(Task goal):
Retype only what runs from the beginning of the data through the line with "yscale = alt.Scale(domain=[1.0, 1.3], nice=False, zero=False)"; please omit the pictures and keep every line exact.

(Source data):
□ □ □ □ □ □ □
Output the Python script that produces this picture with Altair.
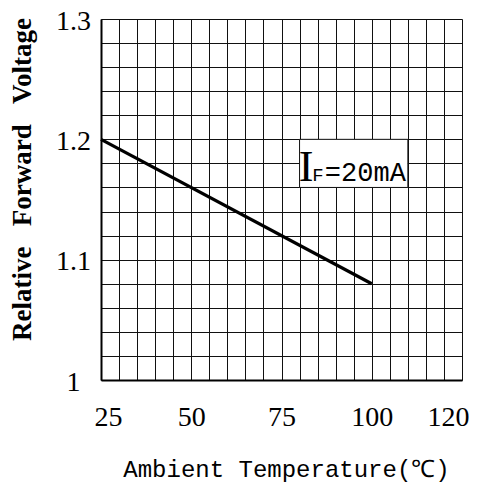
import altair as alt
import pandas as pd

# Data
temp = [25, 100]
rel_voltage = [1.20, 1.08]

x_tick_values = [25, 50, 75, 100, 125]
x_tick_labels = ["25", "50", "75", "100", "120"]
y_tick_values = [1.0, 1.1, 1.2, 1.3]
y_tick_labels = ["1", "1.1", "1.2", "1.3"]

x_grid = [25 + 5 * i for i in range(21)]
y_grid = [round(1.0 + 0.02 * i, 2) for i in range(16)]

box_x = [80]
box_x2 = [110]
box_y = [1.16]
box_y2 = [1.20]

ann_parts = ["I", "F", "=20mA"]
ann_x = [81.8, 85.1, 87.0]
ann_y = [1.1655, 1.1655, 1.1655]


def label_expr(values, labels):
    expr = "''"
    for v, l in reversed(list(zip(values, labels))):
        expr = f"abs(datum.value - {v}) < 0.0001 ? '{l}' : ({expr})"
    return expr


line_df = pd.DataFrame({"t": temp, "v": rel_voltage})
box_df = pd.DataFrame({"x": box_x, "x2": box_x2, "y": box_y, "y2": box_y2})
ann_df = pd.DataFrame({"part": ann_parts, "x": ann_x, "y": ann_y})

xscale = alt.Scale(domain=[25, 125], nice=False, zero=False)
yscale = alt.Scale(domain=[1.0, 1.3], nice=False, zero=False)

xaxis = alt.Axis(
    values=x_grid, tickCount=len(x_grid), grid=True, gridColor="#111", gridWidth=1,
    gridOpacity=1, ticks=False, tickSize=0, domainColor="black", domainWidth=2,
    labelExpr=label_expr(x_tick_values, x_tick_labels),
    labelFont="Liberation Serif", labelFontSize=28, labelColor="black",
    labelBaseline="alphabetic", labelPadding=45, labelFlush=False, labelOverlap=False,
    labelOffset={"condition": [{"test": "datum.value == 25", "value": 7},
                               {"test": "datum.value == 125", "value": -14}],
                 "value": 0},
    title="Ambient Temperature(\u2103)", titleFont="Liberation Mono", titleFontSize=24,
    titleFontWeight="normal", titleColor="black", titleBaseline="alphabetic",
    titleX=185, titleY=96, titleAnchor="middle", titleAlign="center",
)
yaxis = alt.Axis(
    values=y_grid, tickCount=len(y_grid), grid=True, gridColor="#111", gridWidth=1,
    gridOpacity=1, ticks=False, tickSize=0, domainColor="black", domainWidth=2,
    labelExpr=label_expr(y_tick_values, y_tick_labels),
    labelFont="Liberation Serif", labelFontSize=28, labelColor="black",
    labelAlign="center", labelBaseline="middle", labelPadding=28, labelOffset=2,
    labelFlush=False, labelOverlap=False,
    title="Relative\u00a0\u00a0\u00a0Forward\u00a0\u00a0\u00a0Voltage",
    titleFont="Liberation Serif", titleFontSize=27, titleFontWeight="bold",
    titleColor="black", titleBaseline="alphabetic", titleAngle=270,
    titleX=-71, titleY=160, titleAlign="center",
)

line = alt.Chart(line_df).mark_line(color="black", strokeWidth=3.2).encode(
    x=alt.X("t:Q", scale=xscale, axis=xaxis),
    y=alt.Y("v:Q", scale=yscale, axis=yaxis),
)

box = alt.Chart(box_df).mark_rect(fill="white", stroke="#111", strokeWidth=1).encode(
    x=alt.X("x:Q", scale=xscale), x2="x2:Q",
    y=alt.Y("y:Q", scale=yscale), y2="y2:Q",
)

ann_I = alt.Chart(ann_df).transform_filter("datum.part == 'I'").mark_text(
    font="Liberation Serif", fontSize=44, align="center", baseline="alphabetic",
    color="black",
).encode(x=alt.X("x:Q", scale=xscale), y=alt.Y("y:Q", scale=yscale), text="part:N")

ann_F = alt.Chart(ann_df).transform_filter("datum.part == 'F'").mark_text(
    font="Liberation Mono", fontSize=19, align="center", baseline="alphabetic",
    color="black",
).encode(x=alt.X("x:Q", scale=xscale), y=alt.Y("y:Q", scale=yscale), text="part:N")

ann_rest = alt.Chart(ann_df).transform_filter("datum.part == '=20mA'").mark_text(
    font="Liberation Mono", fontSize=27, align="left", baseline="alphabetic",
    color="black",
).encode(x=alt.X("x:Q", scale=xscale), y=alt.Y("y:Q", scale=yscale), text="part:N")

chart = alt.layer(box, line, ann_I, ann_F, ann_rest).properties(
    width=361, height=361,
    autosize=alt.AutoSizeParams(type="none"),
    padding={"left": 93, "top": 11, "right": 7, "bottom": 105},
).configure_view(stroke="black", strokeWidth=1.2).configure(background="white")

chart.save("out.html", embed_options={"renderer": "svg", "actions": False})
□ □ □ □ □ □ □
(Output for this task):
Output the Python script that produces this picture with Altair.
import altair as alt
import pandas as pd

# Data
temp = [25, 100]
rel_voltage = [1.20, 1.08]

x_tick_values = [25, 50, 75, 100, 125]
x_tick_labels = ["25", "50", "75", "100", "120"]
y_tick_values = [1.0, 1.1, 1.2, 1.3]
y_tick_labels = ["1", "1.1", "1.2", "1.3"]

x_grid = [25 + 5 * i for i in range(21)]
y_grid = [round(1.0 + 0.02 * i, 2) for i in range(16)]

box_x = [80]
box_x2 = [110]
box_y = [1.16]
box_y2 = [1.20]

ann_parts = ["I", "F", "=20mA"]
ann_x = [81.8, 85.1, 87.0]
ann_y = [1.1655, 1.1655, 1.1655]


def label_expr(values, labels):
    expr = "''"
    for v, l in reversed(list(zip(values, labels))):
        expr = f"abs(datum.value - {v}) < 0.0001 ? '{l}' : ({expr})"
    return expr


line_df = pd.DataFrame({"t": temp, "v": rel_voltage})
box_df = pd.DataFrame({"x": box_x, "x2": box_x2, "y": box_y, "y2": box_y2})
ann_df = pd.DataFrame({"part": ann_parts, "x": ann_x, "y": ann_y})

xscale = alt.Scale(domain=[25, 125], nice=False, zero=False)
yscale = alt.Scale(domain=[1.0, 1.3], nice=False, zero=False)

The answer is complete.